Like, the better controls are PC, too, I think.
Maybe that was a long time ago.
Whoa, whoa, whoa.
Did you say PC, too?
Do you know something I don't?
Oh, no!
I'm so sorry!
This is the embargo break.
You're not supposed to talk about the PC, too, yet.
I just remember a long time ago when they were like, yeah, this game was made for PC.
Yeah, I think I was wrong, yeah.
But, I mean, Housemarque's games, like Resogun,
there's definitely some games like that.
For sure.
Contrast coming to PC, too?
Yeah, I believe so.
And let's just hang out in the sad realization
that Microsoft and Sony might think that Rise and Killzone
are these games.
Like, oh, man, let that one at that one i haven't played the rest of
kill zone that multiplayer is actually pretty fun guys do you know what makes me happy though is i
know that we already trashed shooters at the end of that thing titanfall is the real deal that game
man that rise is without question the worst demo of a major game I've ever played at a press conference.
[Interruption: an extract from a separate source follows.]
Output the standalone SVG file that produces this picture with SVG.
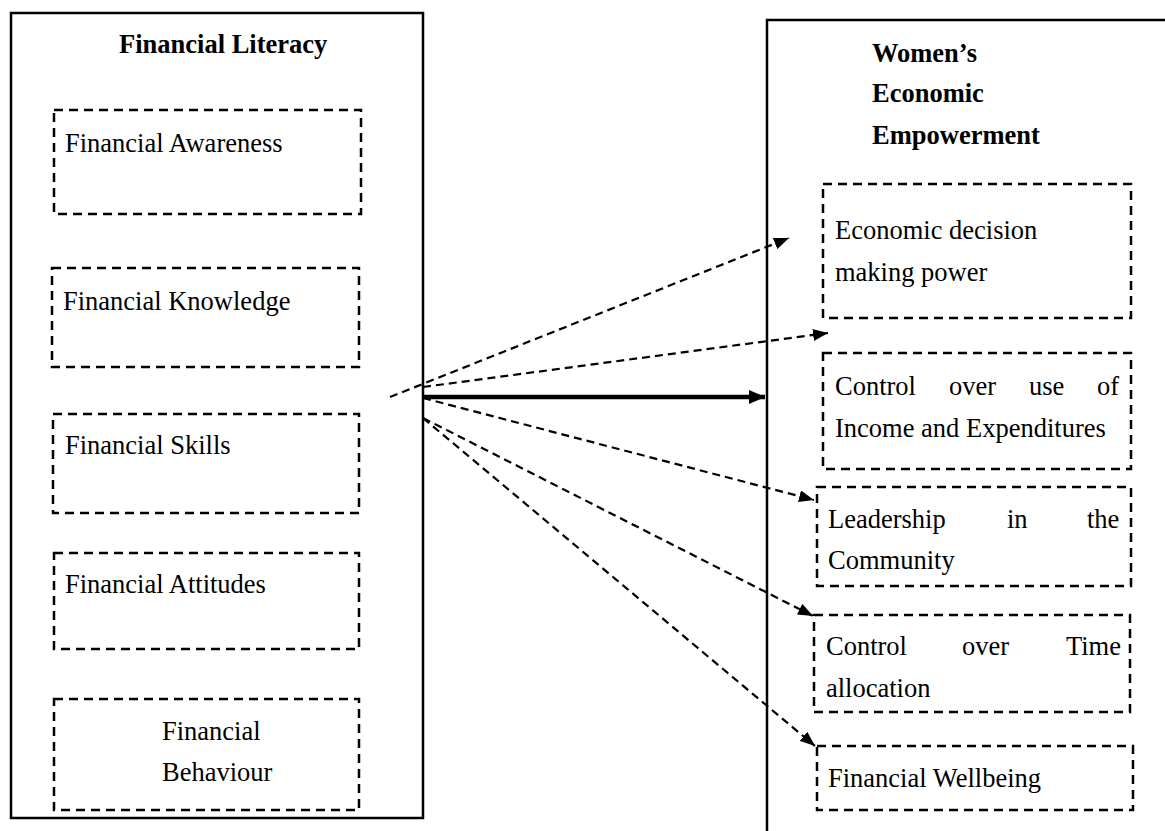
<svg xmlns="http://www.w3.org/2000/svg" width="1165" height="831" viewBox="0 0 1165 831">
<style>
.frame{fill:none;stroke:#000;stroke-width:2.5}
.dbox{fill:none;stroke:#000;stroke-width:2.5;stroke-dasharray:9 6}
.t{font-family:"Liberation Serif","Times New Roman",serif;font-size:26.5px;fill:#000}
.b{font-weight:bold}
.conn{fill:none;stroke:#000;stroke-width:2.2;stroke-dasharray:8 5}
.thick{fill:none;stroke:#000;stroke-width:4.5}
</style>
<defs>
<marker id="ah" markerUnits="userSpaceOnUse" markerWidth="16" markerHeight="12" refX="15" refY="6" orient="auto">
<path d="M0,0 L15,6 L0,12 z" fill="#000"/>
</marker>
<marker id="ahb" markerUnits="userSpaceOnUse" markerWidth="16" markerHeight="14" refX="16" refY="7" orient="auto">
<path d="M0,0 L16,7 L0,14 z" fill="#000"/>
</marker>
</defs>
<rect width="1165" height="831" fill="#fff"/>

<g id="financial-literacy">
<rect class="frame" x="11" y="13" width="412" height="805"/>
<text class="t b" x="119" y="53">Financial Literacy</text>
</g>
<g id="financial-awareness">
<rect class="dbox" x="54" y="110" width="307" height="104"/>
<text class="t" x="65" y="152">Financial Awareness</text>
</g>
<g id="financial-knowledge">
<rect class="dbox" x="52" y="268" width="307" height="99"/>
<text class="t" x="63" y="310">Financial Knowledge</text>
</g>
<g id="financial-skills">
<rect class="dbox" x="53" y="414" width="306" height="99"/>
<text class="t" x="65" y="454">Financial Skills</text>
</g>
<g id="financial-attitudes">
<rect class="dbox" x="54" y="553" width="305" height="96"/>
<text class="t" x="65" y="593">Financial Attitudes</text>
</g>
<g id="financial-behaviour">
<rect class="dbox" x="54" y="699" width="305" height="111"/>
<text class="t" x="162" y="740">Financial</text>
<text class="t" x="162" y="781">Behaviour</text>
</g>

<g id="womens-economic-empowerment">
<path class="frame" d="M767,835 L767,20 L1167,20"/>
<text class="t b" x="872" y="62">Women’s</text>
<text class="t b" x="872" y="102">Economic</text>
<text class="t b" x="872" y="144">Empowerment</text>
</g>
<g id="economic-decision">
<rect class="dbox" x="823" y="184" width="308" height="134"/>
<text class="t" x="835" y="239">Economic decision</text>
<text class="t" x="835" y="281">making power</text>
</g>
<g id="control-income">
<rect class="dbox" x="823" y="353" width="308" height="116"/>
<text class="t" y="395"><tspan x="835">Control</tspan><tspan x="949">over</tspan><tspan x="1029">use</tspan><tspan x="1097">of</tspan></text>
<text class="t" x="835" y="437">Income and Expenditures</text>
</g>
<g id="leadership">
<rect class="dbox" x="817" y="487" width="314" height="99"/>
<text class="t" y="528"><tspan x="828">Leadership</tspan><tspan x="1007">in</tspan><tspan x="1087">the</tspan></text>
<text class="t" x="828" y="569">Community</text>
</g>
<g id="control-time">
<rect class="dbox" x="814" y="615" width="316" height="97"/>
<text class="t" y="655"><tspan x="826">Control</tspan><tspan x="962">over</tspan><tspan x="1066">Time</tspan></text>
<text class="t" x="826" y="697">allocation</text>
</g>
<g id="financial-wellbeing">
<rect class="dbox" x="817" y="746" width="316" height="64"/>
<text class="t" x="828" y="787">Financial Wellbeing</text>
</g>

<g id="connectors">
<line class="thick" x1="423" y1="397" x2="765" y2="397" marker-end="url(#ahb)"/>
<line class="conn" x1="390" y1="397" x2="789" y2="238" marker-end="url(#ah)"/>
<line class="conn" x1="423" y1="387" x2="828" y2="333" marker-end="url(#ah)"/>
<line class="conn" x1="423" y1="398" x2="814" y2="500" marker-end="url(#ah)"/>
<line class="conn" x1="423" y1="418" x2="813" y2="616" marker-end="url(#ah)"/>
<line class="conn" x1="423" y1="418" x2="815" y2="746" marker-end="url(#ah)"/>
</g>
</svg>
Titanfall is so damn cool.
I know we are like wandering way off the fucking track right now.
Yeah, yeah, yeah.
Did I ever talk about my experience playing that game at the Tokyo Game Show?
Because it's really quite magical.
I would love to hear this.
I don't think so.
Yeah, tell me.
It was the first time I played the game.
Like every time I go to events,
I very rarely indulge myself in like seeing shit that I want to see that I'm not, like, on the books to see that I don't, like, have scheduled appointments for.
Usually I just go see the shit I'm scheduled to see, and then I go back to the hotel and write it up as quick as I possibly can because I'm, you know, a hard, diligent worker.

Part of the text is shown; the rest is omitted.